Où en est donc cette étude ?

Personne ne le sait. Puis, en 2010, les responsables sont allés trop fort en déclarant que des consultations étaient lancées auprès de spécialistes pour initier un grand projet de consolidation des Arcades, en optant pour l’utilisation de la fibre de carbone. Rien que ça! On reviendra par la suite en laissant comprendre que les travaux de réhabilitation allaient être faits par des spécialistes espagnoles et ce genre de promesse continuera sans pour autant aboutir à une décision claire, nette et effective.

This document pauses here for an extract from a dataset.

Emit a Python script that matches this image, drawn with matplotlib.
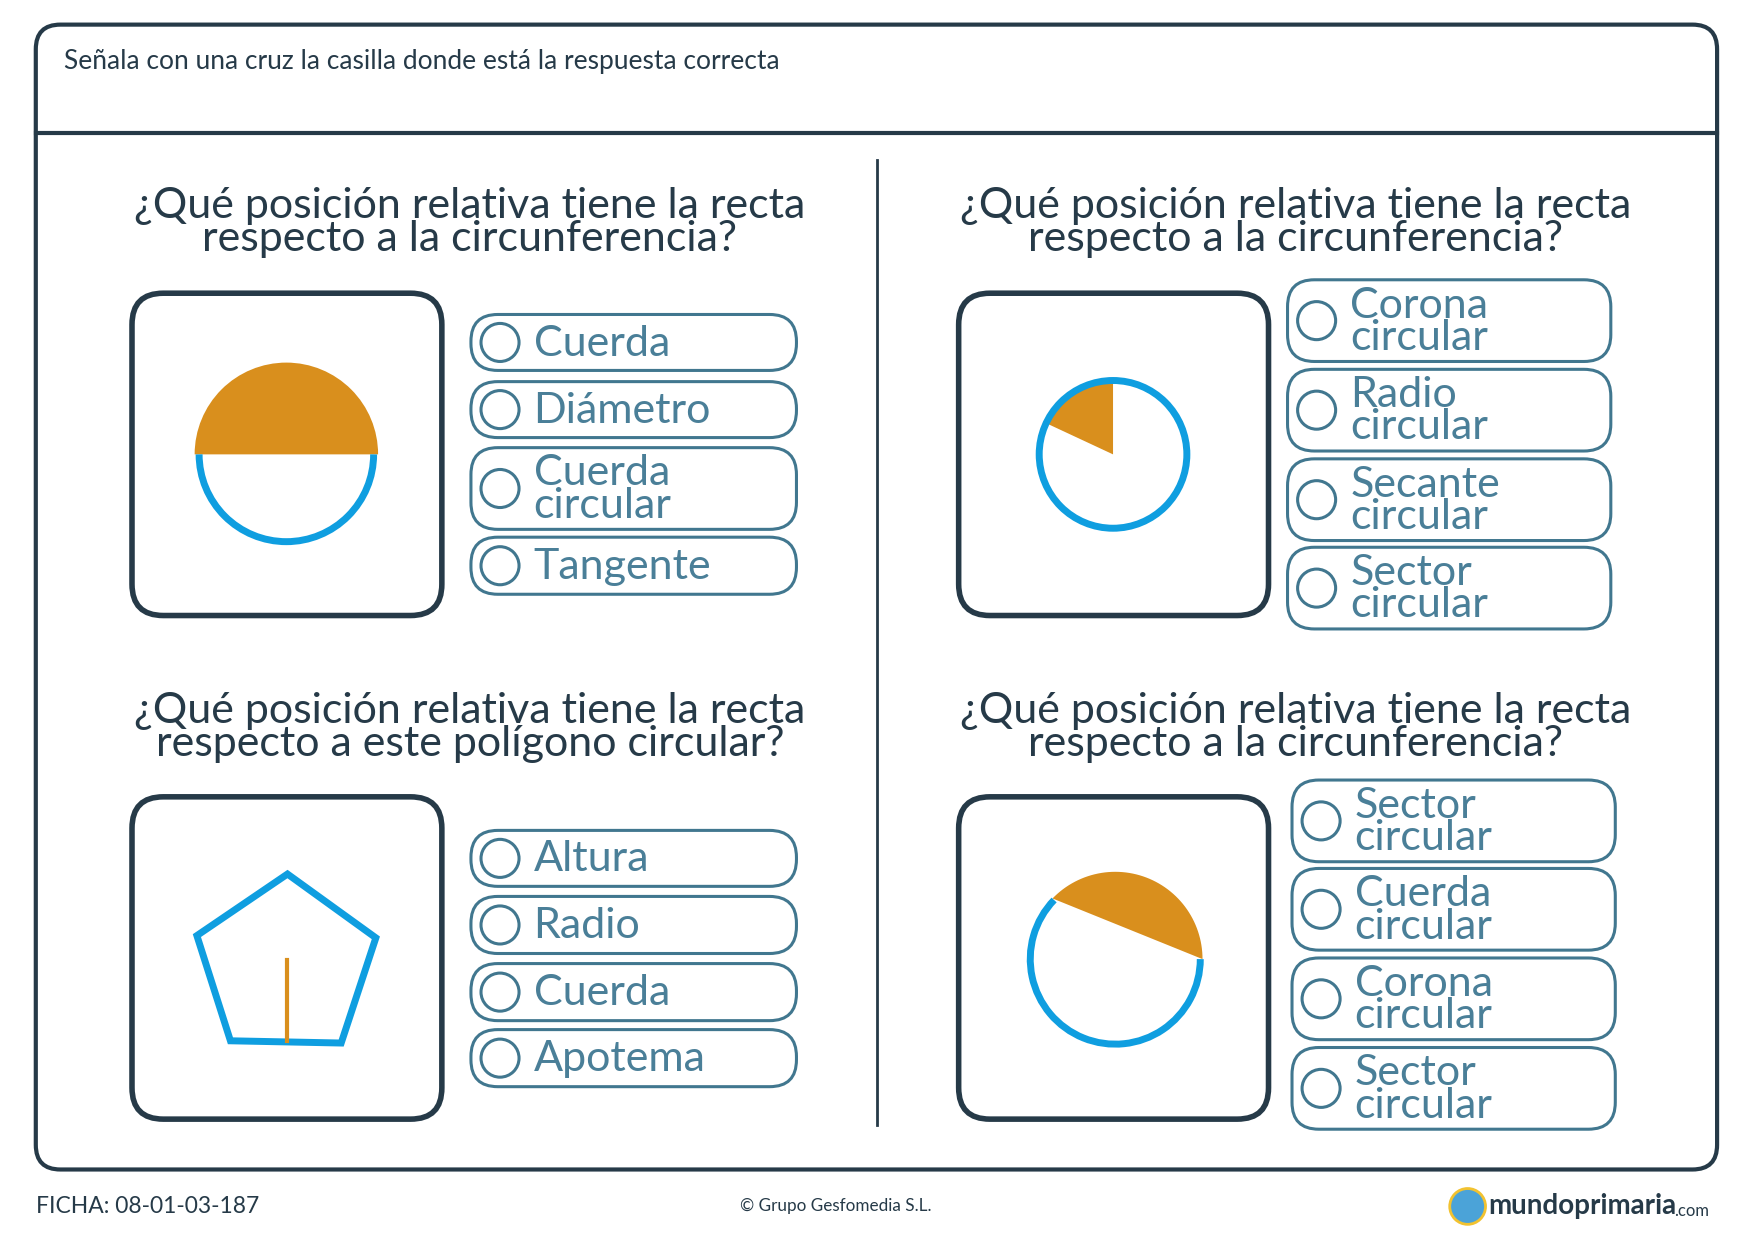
import matplotlib
matplotlib.use("Agg")
import matplotlib.pyplot as plt
import numpy as np
from matplotlib.patches import FancyBboxPatch, Circle, Wedge, Polygon, Arc

INK = "#263a48"
TEAL = "#41778f"
TEXT_T = "#4a7f98"
ORANGE = "#d98f1d"
BLUE = "#0f9ee0"

plt.rcParams["font.family"] = "Lato"

HEADER = "Señala con una cruz la casilla donde está la respuesta correcta"
QUESTIONS = [
    "¿Qué posición relativa tiene la recta\nrespecto a la circunferencia?",
    "¿Qué posición relativa tiene la recta\nrespecto a la circunferencia?",
    "¿Qué posición relativa tiene la recta\nrespecto a este polígono circular?",
    "¿Qué posición relativa tiene la recta\nrespecto a la circunferencia?",
]
OPTIONS_TL = ["Cuerda", "Diámetro", "Cuerda\ncircular", "Tangente"]
OPTIONS_TR = ["Corona\ncircular", "Radio\ncircular", "Secante\ncircular", "Sector\ncircular"]
OPTIONS_BL = ["Altura", "Radio", "Cuerda", "Apotema"]
OPTIONS_BR = ["Sector\ncircular", "Cuerda\ncircular", "Corona\ncircular", "Sector\ncircular"]

fig = plt.figure(figsize=(17.54, 12.40), dpi=100)
ax = fig.add_axes([0, 0, 1, 1])
ax.set_xlim(0, 1568)
ax.set_ylim(1108, 0)
ax.axis("off")


def rbox(x0, y0, x1, y1, r, ec, lw, fc="none"):
    ax.add_patch(FancyBboxPatch((x0 + r, y0 + r), x1 - x0 - 2 * r, y1 - y0 - 2 * r,
                                boxstyle=f"round,pad={r}", ec=ec, fc=fc, lw=lw))


# frame
rbox(32, 22, 1535, 1045, 22, INK, 3)
ax.plot([32, 1535], [119, 119], color=INK, lw=3)
ax.plot([784, 784], [143, 1005], color=INK, lw=2)
ax.text(57, 55, HEADER, fontsize=19, color=INK, va="center", ha="left")

# questions
for (cx, cy), q in zip([(420, 199), (1158, 199), (420, 650), (1158, 650)], QUESTIONS):
    ax.text(cx, cy, q, fontsize=31, color=INK, ha="center", va="center", linespacing=0.82)

# picture boxes
for x0, y0 in [(118, 262), (857, 262), (118, 712), (857, 712)]:
    rbox(x0, y0, x0 + 277, y0 + 288, 28, INK, 4)


def options(x0, x1, spans, labels):
    for (y0, y1), lab in zip(spans, labels):
        rbox(x0, y0, x1, y1, 24, TEAL, 2.2)
        cy = (y0 + y1) / 2
        ax.add_patch(Circle((x0 + 26, cy), 17, fc="none", ec=TEAL, lw=2.2))
        ax.text(x0 + 56, cy + 1, lab, fontsize=31, color=TEXT_T, ha="left",
                va="center", linespacing=0.82)


options(421, 712, [(281, 331), (341, 391), (400, 473), (480, 531)], OPTIONS_TL)
options(1151, 1440, [(250, 323), (330, 403), (410, 483), (489, 562)], OPTIONS_TR)
options(421, 712, [(742, 792), (801, 852), (861, 912), (920, 971)], OPTIONS_BL)
options(1155, 1444, [(697, 770), (776, 849), (856, 929), (936, 1009)], OPTIONS_BR)

# TL: semicircle (y axis inverted -> angles flip)
ax.add_patch(Wedge((256, 406), 82, 180, 360, fc=ORANGE, ec="none"))
ax.add_patch(Arc((256, 406), 156, 156, theta1=0, theta2=180, color=BLUE, lw=5))

# TR: sector in ring
ax.add_patch(Wedge((995, 406), 64, 205, 270, fc=ORANGE, ec="none"))
ax.add_patch(Circle((995, 406), 66, fc="none", ec=BLUE, lw=5))

# BL: pentagon with apothem
ax.add_patch(Polygon([(257, 781), (336, 838), (305, 932), (206, 930), (176, 836)],
                     closed=True, fc="none", ec=BLUE, lw=5, joinstyle="miter"))
ax.plot([257, 257], [858, 930], color=ORANGE, lw=3)

# BR: circular segment
c, r = (997, 857), 78
t = np.radians(np.linspace(0, 136, 60))
pts = [(c[0] + r * np.cos(a), c[1] - r * np.sin(a)) for a in t]
ax.add_patch(Polygon(pts, closed=True, fc=ORANGE, ec="none"))
ax.add_patch(Arc(c, 2 * (r - 2), 2 * (r - 2), theta1=0, theta2=224, color=BLUE, lw=5))

# footer
ax.text(32, 1078, "FICHA: 08-01-03-187", fontsize=16.5, color=INK, va="center")
ax.text(747, 1078, "© Grupo Gesfomedia S.L.", fontsize=12.3, color=INK, ha="center", va="center")
ax.add_patch(Circle((1312, 1078), 16, fc="#4ba3d8", ec="#f2c230", lw=2))
ax.text(1330, 1078, "mundoprimaria", fontsize=20, fontweight="bold", color=INK, va="center")
ax.text(1497, 1082, ".com", fontsize=12, color=INK, va="center")

fig.savefig("out.png", dpi=100, facecolor="white")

Enfin, une lueur d’espoir ?

Sans chercher à noircir le tableau d’une ville déjà assez sombre, il faut néanmoins reconnaître que dans cette grisaille qui mine le dossier des Arcades, il y a tout de même un rai de lumière, qui a jailli l’année passée. Pour rendre à César ce qui lui appartient, il faut reconnaître que c’est l’ancien wali, M. Bouderbali, qui a réussi à convaincre les instances centrales de débloquer 1,5 milliard de dinars pour la restauration du vieux bâti de la ville de Skikda.

«C’est une première tranche qui a été réservée par le ministère de l’Habitat et de l’Urbanisme. Elle devra permettre de remédier à la situation qui prévaut au niveau du vieux bâti et d’anticiper sur les risques que pourraient encourir les citoyens», avait déclaré M Bouderbali devant les élus de l’APW.

Il a même ajouté qu’une commission avait été installée pour enclencher le processus administratif devant permettre de mettre en pratique ce projet, et de révéler que 2.000 constructions avaient déjà fait l’objet d’une expertise sérieuse même si- avait-il expliqué- les travaux de restauration auront à débuter d’abord au niveau des Arcades, «car c’est un site sensible», avait estimé l’ex-wali.

Voilà donc une bonne note pour la vieille ville et pour ses habitants qui vivent encore dans des conditions insoutenables, par faute de logements, alors que des centaines de nouveaux logements ont été attribués dans un grand silence. Quand on sait qu’à Skikda aucune liste d’attribution de logements, tous types confondus, n’a été affichée depuis exactement… 11 années, il y a de quoi alimenter toutes les suppositions.

Dans quelles conditions a-t-on attribué les anciens programmes? Qui en a profité?

On n’en sait rien et quand on apprend que des enfants d’entrepreneurs milliardaires sont inscrits sur certaines listes d’attribution et bénéficieront de l’aide de l’Etat, on comprend alors aisément le marasme qui mine cette ville, jadis très belle.